Task statement
Retype the opening lines of the listing below, ending with the line that contains "(0,0) rectangle (1282,677);", and leave out any pictures.

======

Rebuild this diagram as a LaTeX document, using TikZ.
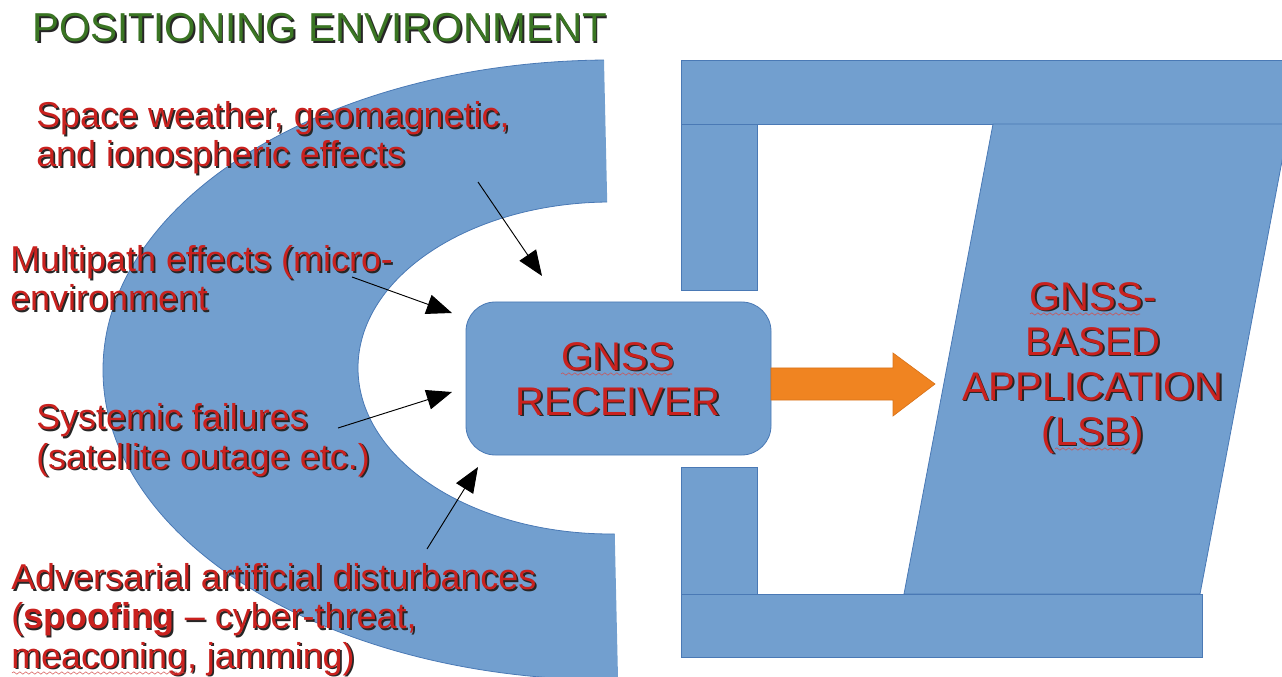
\documentclass[tikz,border=0pt]{standalone}
\usepackage{fontspec}
\setmainfont{Liberation Sans}
\usetikzlibrary{arrows.meta,decorations.pathmorphing}
\definecolor{fillblue}{HTML}{729FCF}
\definecolor{edgeblue}{HTML}{4A79B5}
\definecolor{txtred}{HTML}{C9211E}
\definecolor{ttlgreen}{HTML}{3A7523}
\definecolor{arrorange}{HTML}{F08421}
\definecolor{arredge}{HTML}{D9731A}
\newcommand\shtext[4]{%
  \node[#3, text=black!85, xshift=1.3pt, yshift=-1.3pt] (#1s) at #2 {#4};
  \node[#3] (#1) at #2 {#4};}
\begin{document}
\begin{tikzpicture}[x=0.75pt,y=-0.75pt,
  blk/.style={fill=fillblue, draw=edgeblue, line width=0.6pt},
  lbl/.style={font=\fontsize{26.95}{29.4}\selectfont, text=txtred, align=left, inner sep=0pt, anchor=base west},
  ttl/.style={font=\fontsize{30.3}{34}\selectfont, text=ttlgreen, inner sep=0pt, anchor=base west},
  bigtxt/.style={font=\fontsize{30}{33.75}\selectfont, text=txtred, align=center, inner sep=0pt, anchor=base},
  pointer/.style={draw=black, line width=0.7pt, -{Triangle[length=19pt,width=15pt]}},
  wavy/.style={draw=txtred!80, line width=0.4pt, decorate, decoration={snake, amplitude=0.9pt, segment length=4.5pt}}
]
\useasboundingbox (0,0) rectangle (1282,677);

% positioning environment arch
\begin{scope}
  \clip (-10,-10) -- (602.4,-10) -- (618.5,700) -- (-10,700) -- cycle;
  \fill[fillblue, even odd rule] (611,370) ellipse [x radius=508, y radius=310]
                                  (611,368) ellipse [x radius=253, y radius=166];
  \draw[edgeblue, line width=0.6pt] (611,370) ellipse [x radius=508, y radius=310]
                                     (611,368) ellipse [x radius=253, y radius=166];
\end{scope}

% application frame
\draw[blk] (681,60) rectangle (1290,124);
\draw[blk] (681,124) rectangle (757,290);
\draw[blk] (681,467) rectangle (757,594);
\draw[blk] (993,124) -- (1289,124) -- (1200,594) -- (904,594) -- cycle;
\draw[blk] (681,594) rectangle (1202,657);

% receiver box
\node[blk, rounded corners=22pt, minimum width=228.75pt, minimum height=114.75pt, inner sep=0pt] (rcv) at (618.5,378.5) {};

% orange arrow
\draw[fill=arrorange, draw=arredge, line width=0.5pt] (771,368) -- (893,368) -- (893,353) -- (935,384) -- (893,416) -- (893,400) -- (771,400) -- cycle;

% texts (anchor = baseline of the last line)
\shtext{title}{(32,42)}{ttl}{POSITIONING ENVIRONMENT}
\shtext{space}{(36,167)}{lbl}{Space weather, geomagnetic,\\and ionospheric effects}
\shtext{multi}{(10,311)}{lbl}{Multipath effects (micro-\\environment}
\shtext{syst}{(36,469)}{lbl}{Systemic failures\\(satellite outage etc.)}
\shtext{adv}{(11,668)}{lbl}{Adversarial artificial disturbances\\(\textbf{spoofing} -- cyber-threat,\\meaconing, jamming)}
\shtext{rcvtxt}{(618,415)}{bigtxt}{GNSS\\RECEIVER}
\shtext{apptxt}{(1093,445)}{bigtxt}{GNSS-\\BASED\\APPLICATION\\(LSB)}

% spell-check underlines
\draw[wavy] (561,374) -- (672,374);
\draw[wavy] (1030,314) -- (1140,314);
\draw[wavy] (1055,449) -- (1130,449);
\draw[wavy] (12,673) -- (186,673);

% pointers
\coordinate (t1) at (478,182); \coordinate (h1) at (542,276);
\coordinate (t2) at (352,277); \coordinate (h2) at (452,313);
\coordinate (t3) at (338,428); \coordinate (h3) at (452,392);
\coordinate (t4) at (427,549); \coordinate (h4) at (478,467);
\draw[pointer] (t1) -- (h1);
\draw[pointer] (t2) -- (h2);
\draw[pointer] (t3) -- (h3);
\draw[pointer] (t4) -- (h4);
\end{tikzpicture}
\end{document}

======

Output
Rebuild this diagram as a LaTeX document, using TikZ.
\documentclass[tikz,border=0pt]{standalone}
\usepackage{fontspec}
\setmainfont{Liberation Sans}
\usetikzlibrary{arrows.meta,decorations.pathmorphing}
\definecolor{fillblue}{HTML}{729FCF}
\definecolor{edgeblue}{HTML}{4A79B5}
\definecolor{txtred}{HTML}{C9211E}
\definecolor{ttlgreen}{HTML}{3A7523}
\definecolor{arrorange}{HTML}{F08421}
\definecolor{arredge}{HTML}{D9731A}
\newcommand\shtext[4]{%
  \node[#3, text=black!85, xshift=1.3pt, yshift=-1.3pt] (#1s) at #2 {#4};
  \node[#3] (#1) at #2 {#4};}
\begin{document}
\begin{tikzpicture}[x=0.75pt,y=-0.75pt,
  blk/.style={fill=fillblue, draw=edgeblue, line width=0.6pt},
  lbl/.style={font=\fontsize{26.95}{29.4}\selectfont, text=txtred, align=left, inner sep=0pt, anchor=base west},
  ttl/.style={font=\fontsize{30.3}{34}\selectfont, text=ttlgreen, inner sep=0pt, anchor=base west},
  bigtxt/.style={font=\fontsize{30}{33.75}\selectfont, text=txtred, align=center, inner sep=0pt, anchor=base},
  pointer/.style={draw=black, line width=0.7pt, -{Triangle[length=19pt,width=15pt]}},
  wavy/.style={draw=txtred!80, line width=0.4pt, decorate, decoration={snake, amplitude=0.9pt, segment length=4.5pt}}
]
\useasboundingbox (0,0) rectangle (1282,677);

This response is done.